This section is from the book “Chaos Engineering” by Casey Rosenthal; Nora Jones, O’Reilly Media, 2020. This book is good to provide an overview of the methods and broad use cases (without code).
Behaviors of Complex Distributed Systems
Black Swan events may be more frequent than you think in complex systems
In this section we present manifestations of complex system behavior.
Two Tier App Behavior (Netflix Recommendation Service)
In the complex system shown below we have 4 microservices.
Diagram of microservice components showing flow of requests coming in to P and proceeding through storage
-
Service P Stores personalized information. An ID represents a person and some metadata associated with that person. For simplicity, the metadata stored is never very large, and people are never removed from the system. P passes data to Q to be persisted. If Q times out, or returns an error, then P can degrade gracefully by returning a default response. For example, P could return un-personalized metadata for a given person if Q is failing.
-
Service Q A generic storage service used by several upstream services. It stores data in a persistent database for fault tolerance and recovery, and in a memory-based cache database for speed. Service Q will write data to both services: S and T. When retrieving data, it will read from Service T first, since that is quicker. If the cache fails for some reason, it will read from Service S. If both Service T and Service S fail, then it can send a default response for the database back upstream.
-
Service S A persistent storage database, perhaps a columnar storage system like Cassandra or DynamoDB.
-
Service T An in-memory cache, perhaps something like Redis or Memcached.
- One day, T fails.
- Lookups to P start to slow down, because Q notices that T is no longer responding, and so it switches to reading from S. Unfortunately for this setup, it’s common for systems with large caches to have read-heavy workloads. In this case, T was handling the read load quite well because reading directly from memory is fast, but S is not provisioned to handle this sudden workload increase.

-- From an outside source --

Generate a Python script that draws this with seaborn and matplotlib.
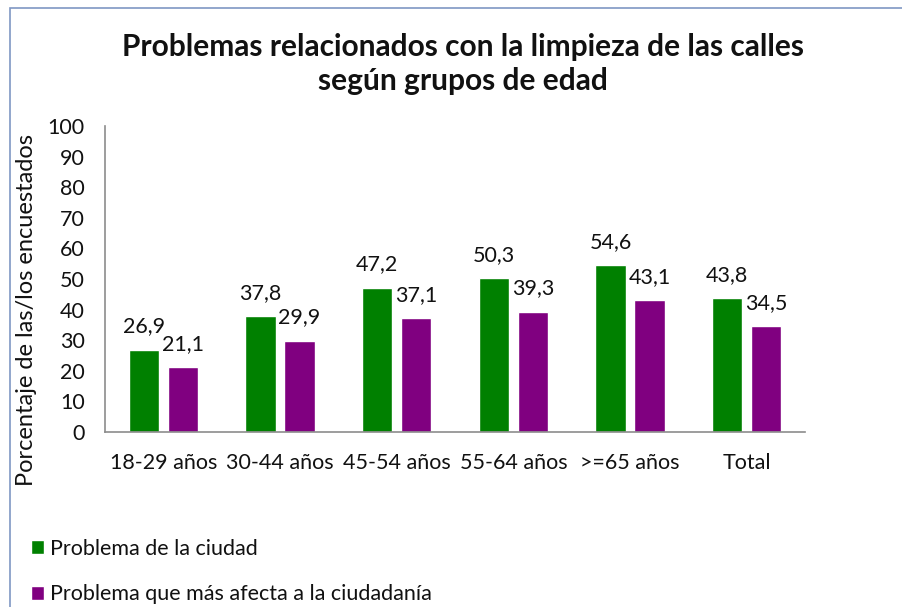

- S slows down and eventually fails. Those requests time out.
- Fortunately, Q was prepared for this as well, and so it returns a default response. The default response for a particular version of Cassandra when looking up a data object when all three replicas are unavailable is a 404 [Not Found] response code, so Q emits a 404 to P.
- P knows that the person it is looking up exists because it has an ID. People are never removed from the service. The 404 [Not Found] response that P receives from Q is therefore an impossible condition by virtue of the business logic. P could have handled an error from Q, or even a lack of response, but it has no condition to catch this impossible response. P crashes, taking down the entire system with it.
Two tiered application with Autoscaler
Autoscaling Storage
-
System R Stores a personalized user interface. Given an ID that represents a person, it will return a user interface customized to the movie preferences of that individual. R calls S for additional information about each person. If R can’t retrieve information about a person from S, then it has a default user interface.
-
System S Stores a variety of information about users, such as whether they have a valid account and what they are allowed to watch. This is too much data to fit on one instance or virtual machine, so S separates access and reading and writing into two subcomponents:
- S-L Load balancer that uses a consistent hash algorithm to distribute the read-heavy load to the S-D components.
- S-D Storage unit that has a small sample of the full dataset. For example, one instance of S-D might have information about all of the users whose names start with the letter “m” whereas another might store those whose names start with the letter “p.”
-
Embedded autoscaler: Scaling policies keep the clusters appropriately sized. If disk I/O drops below a certain threshold on S-D, for example, S-D will hand off data from the least busy node and shut that node down, and S-L will redistribute that workload to the remaining nodes. S-D data is held in a redundant on-node cache, so if the disk is slow for some reason, a slightly stale result can be returned from the cache. Alerts are set to trigger on increased error ratios, outlier detection will restart instances behaving oddly, etc.
Can you figure out what it could go wrong when a significant load of requires from the same user arrive at the same time?